I think my new favourite way of managing runbooks is to actually build them into...

I think my new favourite way of managing runbooks is to actually build them into a file tree of a bunch of simple python subcommand scripts, and have a run.sh script that scans the file system and uses argparse to construct a cli to call each script.

  # call ./runbooks/stack/update_secret.py
  # could update a secret in a vault, or update it in your deployed app
  ./run.sh stack update_secret --env=dev --name=foo --file=secret.txt

Most of the time my python scripts are glorified CLI commands like `docker service update` that are called through subprocess, so you shouldn't need to install dependencies beyond what you'd be typing in the CLI. It's also easy to add a verbose option to print out the commands it runs so you can do it manually.

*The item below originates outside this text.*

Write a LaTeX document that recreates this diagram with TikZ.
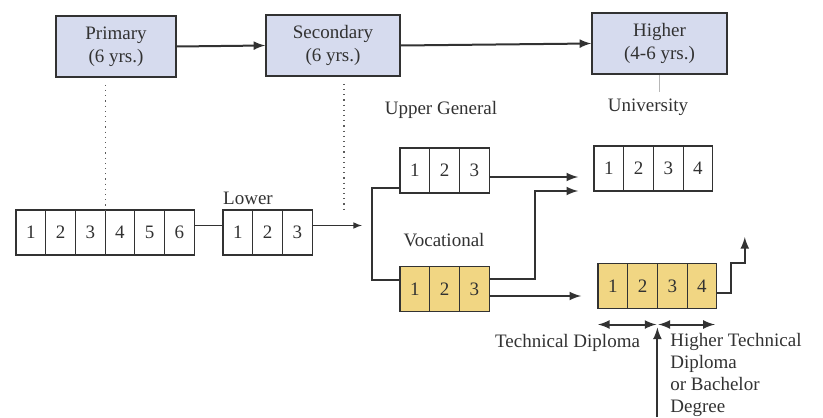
\documentclass[tikz,border=0pt]{standalone}
\usepackage{fontspec}
\setmainfont{Liberation Serif}
\usepackage{tikz}
\usetikzlibrary{positioning}
\usetikzlibrary{arrows}

\definecolor{stageBlue}{RGB}{214,219,238}
\definecolor{vocYellow}{RGB}{241,214,131}
\definecolor{inkGray}{RGB}{50,50,50}

\begin{document}
\begin{tikzpicture}[
  x=0.5pt, y=-0.5pt,
  font=\fontsize{9.5}{11.5}\selectfont,
  every node/.style={text=inkGray},
  stageBox/.style={draw=inkGray, line width=0.8pt, fill=stageBlue, rectangle,
    align=center, minimum width=#1, minimum height=30.5pt, inner sep=2pt},
  stageBox/.default=67pt,
  cellBox/.style={draw=inkGray, line width=0.6pt, rectangle, minimum width=14.85pt,
    minimum height=22.5pt, inner sep=0pt, outer sep=0pt},
  yearCell/.style={cellBox, fill=vocYellow},
  linkArrow/.style={draw=inkGray, line width=1pt, -latex},
  linkLine/.style={draw=inkGray, line width=1pt},
  spanArrow/.style={draw=inkGray, line width=1pt, latex-latex},
  thinLine/.style={draw=inkGray, line width=0.5pt},
  thinArrow/.style={draw=inkGray, line width=0.5pt, -latex},
  guideLine/.style={draw=inkGray!80, dotted, line width=0.6pt},
  faintLine/.style={draw=inkGray!35, line width=0.3pt},
]

\useasboundingbox (0,0) rectangle (823,417);

% --- stages ---
\node[stageBox=60pt] (primBox) at (116,46.5) {Primary\\(6 yrs.)};
\node[stageBox] (secBox) at (333,45.5) {Secondary\\(6 yrs.)};
\node[stageBox=67.5pt] (highBox) at (659.5,43.5) {Higher\\(4-6 yrs.)};

\draw[linkArrow] (primBox.east) -- (secBox.west);
\draw[linkArrow] (secBox.east) -- (highBox.west);

% --- year rows ---
\node[cellBox] (prim1) at (30.85,232.5) {1};
\foreach \i [count=\j] in {2,...,6}
  \node[cellBox, right=0pt of prim\j] (prim\i) {\i};

\node[cellBox] (low1) at (237.85,232.5) {1};
\foreach \i [count=\j] in {2,3}
  \node[cellBox, right=0pt of low\j] (low\i) {\i};

\node[cellBox] (upp1) at (414.85,170.5) {1};
\foreach \i [count=\j] in {2,3}
  \node[cellBox, right=0pt of upp\j] (upp\i) {\i};

\node[yearCell] (voc1) at (414.85,289) {1};
\foreach \i [count=\j] in {2,3}
  \node[yearCell, right=0pt of voc\j] (voc\i) {\i};

\node[cellBox] (uni1) at (608.85,168.5) {1};
\foreach \i [count=\j] in {2,3,4}
  \node[cellBox, right=0pt of uni\j] (uni\i) {\i};

\node[yearCell] (tech1) at (612.85,286) {1};
\foreach \i [count=\j] in {2,3,4}
  \node[yearCell, right=0pt of tech\j] (tech\i) {\i};

% --- labels ---
\node (lowLabel) at (248,198) {Lower};
\node (uppLabel) at (441,110) {Upper General};
\node (uniLabel) at (648,107) {University};
\node (vocLabel) at (444,240) {Vocational};
\node[anchor=east] (techLabel) at (647,343) {Technical Diploma};
\node[anchor=north west, align=left, inner sep=2pt,
  font=\fontsize{9.5}{11}\selectfont] (degLabel) at (666,329)
  {Higher Technical\\Diploma\\or Bachelor\\Degree};

% --- guides ---
\draw[guideLine, shorten <=3.5pt] (prim3.north east |- primBox.south) -- (prim3.north east);
\coordinate (secDrop) at (344,210);
\draw[guideLine, shorten <=3.5pt] (secDrop |- secBox.south) -- (secDrop);
\draw[faintLine] (highBox.south) -- (highBox.south |- uniLabel.north);

% --- flows ---
\draw[thinLine] ([yshift=3.5pt]prim6.east) -- ([yshift=3.5pt]low1.west);
\coordinate (branch) at (372,225.5);
\draw[thinArrow] ([yshift=3.5pt]low3.east) -- ([xshift=-5pt]branch);
\draw[linkLine] ([yshift=-8.75pt]upp1.west) -| (branch) |- ([yshift=4.5pt]voc1.west);

\draw[linkArrow] ([yshift=-3.25pt]upp3.east) -- ++(44.5pt,0);
\draw[linkArrow] ([yshift=5pt]voc3.east) -- ++(23pt,0) |- ++(21.5pt,44pt);
\draw[linkArrow] ([yshift=-3.5pt]voc3.east) -- ++(46pt,0);

\draw[linkArrow] ([yshift=-3.5pt]tech4.east) -- ++(7pt,0) |- ++(7pt,15pt) -- ++(0,13pt);

\draw[spanArrow] ([yshift=-8pt]tech1.south west) -- ([yshift=-8pt,xshift=-0.5pt]tech2.south east);
\draw[spanArrow] ([yshift=-8pt,xshift=0.5pt]tech3.south west) -- ([yshift=-8pt,xshift=-1pt]tech4.south east);

\coordinate (degFoot) at (658,417);
\draw[linkArrow] (tech2.south east |- degFoot) -- ([yshift=-9.5pt]tech2.south east);

\end{tikzpicture}
\end{document}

  # call ./runbooks/services/build.py
  ./run.sh services build -v
  > #--- Building images ---
  > #> DOCKER_BUILDKIT=1 docker build --build-arg BUILDKIT_INLINE_CACHE=1 --label "myapp" -t example-admin-ui:local "./admin-ui"
  > #> DOCKER_BUILDKIT=1 docker build --build-arg BUILDKIT_INLINE_CACHE=1 --label "myapp" -t example-frontend:local "./front-end"
  > #> DOCKER_BUILDKIT=1 docker build --build-arg BUILDKIT_INLINE_CACHE=1 --label "myapp" -t example-nginx:local "./nginx"

Anything that can't be automated prints out an input line that gives instructions on what to do and just waits for you to input "yes/no"

  # call ./runbooks/get_crash_report.py
  ./run.sh get_crash_report --out=./crashes/
  > # Copying crashes from AWS to './crashes/
  > # Manual Step: Fill out crashes spreadsheet: docs.google/example_sheet
  > Continue [y/n]?

The other really nice thing with this setup is the run.sh script is able to build up --help commands that can print out what actions are available and what params they use cause it's just python argparse. Makes discovery of what to do or looking up params really quick.

At this point, the only culture you need to build is one where everyone's supposed to use the run.sh scripts and not do things manually. This enforces people to fix the scripts when something changes.

YMMV, but I've found this has simplified a lot of processes for myself at least.